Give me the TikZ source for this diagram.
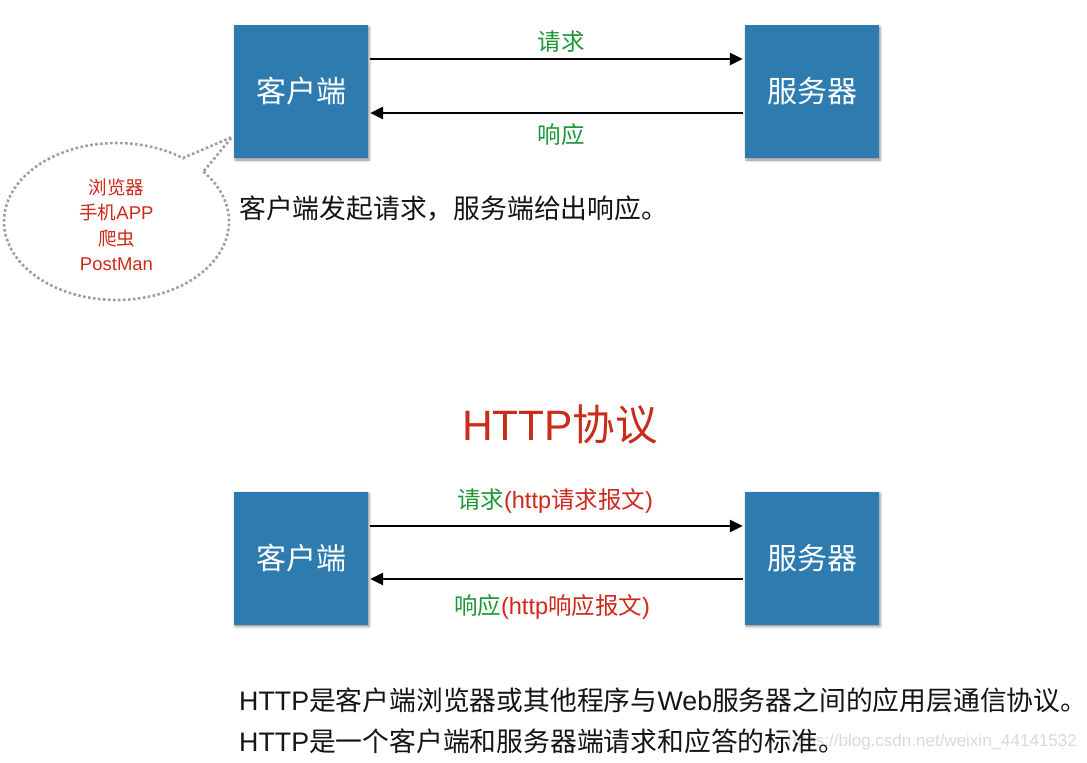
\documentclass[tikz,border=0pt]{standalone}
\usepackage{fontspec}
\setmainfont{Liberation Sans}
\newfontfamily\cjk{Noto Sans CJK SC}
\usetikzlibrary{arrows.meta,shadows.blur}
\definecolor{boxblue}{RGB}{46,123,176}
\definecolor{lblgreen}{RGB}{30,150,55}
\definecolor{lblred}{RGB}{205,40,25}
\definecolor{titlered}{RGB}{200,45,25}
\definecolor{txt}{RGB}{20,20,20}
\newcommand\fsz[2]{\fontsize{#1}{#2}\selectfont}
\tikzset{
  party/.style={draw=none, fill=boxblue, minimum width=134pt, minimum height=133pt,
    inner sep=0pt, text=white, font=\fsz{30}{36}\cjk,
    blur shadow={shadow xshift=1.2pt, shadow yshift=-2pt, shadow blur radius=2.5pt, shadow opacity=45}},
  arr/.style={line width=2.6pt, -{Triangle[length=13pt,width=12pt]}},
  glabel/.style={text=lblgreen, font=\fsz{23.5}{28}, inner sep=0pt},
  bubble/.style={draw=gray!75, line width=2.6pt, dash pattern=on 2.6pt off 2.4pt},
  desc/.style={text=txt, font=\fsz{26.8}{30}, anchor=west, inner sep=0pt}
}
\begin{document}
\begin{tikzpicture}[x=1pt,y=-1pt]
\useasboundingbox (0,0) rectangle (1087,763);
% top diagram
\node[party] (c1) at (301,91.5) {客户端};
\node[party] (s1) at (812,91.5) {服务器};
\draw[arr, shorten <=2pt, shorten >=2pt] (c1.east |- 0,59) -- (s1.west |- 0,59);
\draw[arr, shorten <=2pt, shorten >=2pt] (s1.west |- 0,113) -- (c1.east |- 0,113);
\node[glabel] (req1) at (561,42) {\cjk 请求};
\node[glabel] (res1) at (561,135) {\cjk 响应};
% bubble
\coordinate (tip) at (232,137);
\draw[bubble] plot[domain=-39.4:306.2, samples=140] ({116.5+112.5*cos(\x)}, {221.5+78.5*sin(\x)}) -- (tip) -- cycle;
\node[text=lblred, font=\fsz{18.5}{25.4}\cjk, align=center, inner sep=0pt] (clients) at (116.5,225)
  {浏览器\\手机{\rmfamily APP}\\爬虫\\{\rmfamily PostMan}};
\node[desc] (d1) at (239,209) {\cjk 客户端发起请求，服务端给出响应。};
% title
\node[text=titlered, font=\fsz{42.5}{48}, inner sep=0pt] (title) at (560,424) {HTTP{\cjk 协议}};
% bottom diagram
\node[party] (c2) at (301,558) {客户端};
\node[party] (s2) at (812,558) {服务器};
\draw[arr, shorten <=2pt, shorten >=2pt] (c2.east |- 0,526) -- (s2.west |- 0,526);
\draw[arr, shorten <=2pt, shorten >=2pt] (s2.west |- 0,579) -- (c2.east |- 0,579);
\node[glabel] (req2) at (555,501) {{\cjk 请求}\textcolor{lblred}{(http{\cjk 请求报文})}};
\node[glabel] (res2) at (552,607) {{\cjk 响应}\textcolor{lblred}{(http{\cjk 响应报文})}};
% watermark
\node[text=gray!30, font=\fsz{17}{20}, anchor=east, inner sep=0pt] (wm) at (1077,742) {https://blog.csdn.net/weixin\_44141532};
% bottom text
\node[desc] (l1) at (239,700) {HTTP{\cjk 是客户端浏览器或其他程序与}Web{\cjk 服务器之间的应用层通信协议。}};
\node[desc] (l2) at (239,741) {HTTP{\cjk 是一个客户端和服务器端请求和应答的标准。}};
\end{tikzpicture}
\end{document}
········
**Exercise prompt:** Every line above should be repeated exactly; pictures stay out of the copy.

**Exercise answer:**
Give me the TikZ source for this diagram.
\documentclass[tikz,border=0pt]{standalone}
\usepackage{fontspec}
\setmainfont{Liberation Sans}
\newfontfamily\cjk{Noto Sans CJK SC}
\usetikzlibrary{arrows.meta,shadows.blur}
\definecolor{boxblue}{RGB}{46,123,176}
\definecolor{lblgreen}{RGB}{30,150,55}
\definecolor{lblred}{RGB}{205,40,25}
\definecolor{titlered}{RGB}{200,45,25}
\definecolor{txt}{RGB}{20,20,20}
\newcommand\fsz[2]{\fontsize{#1}{#2}\selectfont}
\tikzset{
  party/.style={draw=none, fill=boxblue, minimum width=134pt, minimum height=133pt,
    inner sep=0pt, text=white, font=\fsz{30}{36}\cjk,
    blur shadow={shadow xshift=1.2pt, shadow yshift=-2pt, shadow blur radius=2.5pt, shadow opacity=45}},
  arr/.style={line width=2.6pt, -{Triangle[length=13pt,width=12pt]}},
  glabel/.style={text=lblgreen, font=\fsz{23.5}{28}, inner sep=0pt},
  bubble/.style={draw=gray!75, line width=2.6pt, dash pattern=on 2.6pt off 2.4pt},
  desc/.style={text=txt, font=\fsz{26.8}{30}, anchor=west, inner sep=0pt}
}
\begin{document}
\begin{tikzpicture}[x=1pt,y=-1pt]
\useasboundingbox (0,0) rectangle (1087,763);
% top diagram
\node[party] (c1) at (301,91.5) {客户端};
\node[party] (s1) at (812,91.5) {服务器};
\draw[arr, shorten <=2pt, shorten >=2pt] (c1.east |- 0,59) -- (s1.west |- 0,59);
\draw[arr, shorten <=2pt, shorten >=2pt] (s1.west |- 0,113) -- (c1.east |- 0,113);
\node[glabel] (req1) at (561,42) {\cjk 请求};
\node[glabel] (res1) at (561,135) {\cjk 响应};
% bubble
\coordinate (tip) at (232,137);
\draw[bubble] plot[domain=-39.4:306.2, samples=140] ({116.5+112.5*cos(\x)}, {221.5+78.5*sin(\x)}) -- (tip) -- cycle;
\node[text=lblred, font=\fsz{18.5}{25.4}\cjk, align=center, inner sep=0pt] (clients) at (116.5,225)
  {浏览器\\手机{\rmfamily APP}\\爬虫\\{\rmfamily PostMan}};
\node[desc] (d1) at (239,209) {\cjk 客户端发起请求，服务端给出响应。};
% title
\node[text=titlered, font=\fsz{42.5}{48}, inner sep=0pt] (title) at (560,424) {HTTP{\cjk 协议}};
% bottom diagram
\node[party] (c2) at (301,558) {客户端};
\node[party] (s2) at (812,558) {服务器};
\draw[arr, shorten <=2pt, shorten >=2pt] (c2.east |- 0,526) -- (s2.west |- 0,526);
\draw[arr, shorten <=2pt, shorten >=2pt] (s2.west |- 0,579) -- (c2.east |- 0,579);
\node[glabel] (req2) at (555,501) {{\cjk 请求}\textcolor{lblred}{(http{\cjk 请求报文})}};
\node[glabel] (res2) at (552,607) {{\cjk 响应}\textcolor{lblred}{(http{\cjk 响应报文})}};
% watermark
\node[text=gray!30, font=\fsz{17}{20}, anchor=east, inner sep=0pt] (wm) at (1077,742) {https://blog.csdn.net/weixin\_44141532};
% bottom text
\node[desc] (l1) at (239,700) {HTTP{\cjk 是客户端浏览器或其他程序与}Web{\cjk 服务器之间的应用层通信协议。}};
\node[desc] (l2) at (239,741) {HTTP{\cjk 是一个客户端和服务器端请求和应答的标准。}};
\end{tikzpicture}
\end{document}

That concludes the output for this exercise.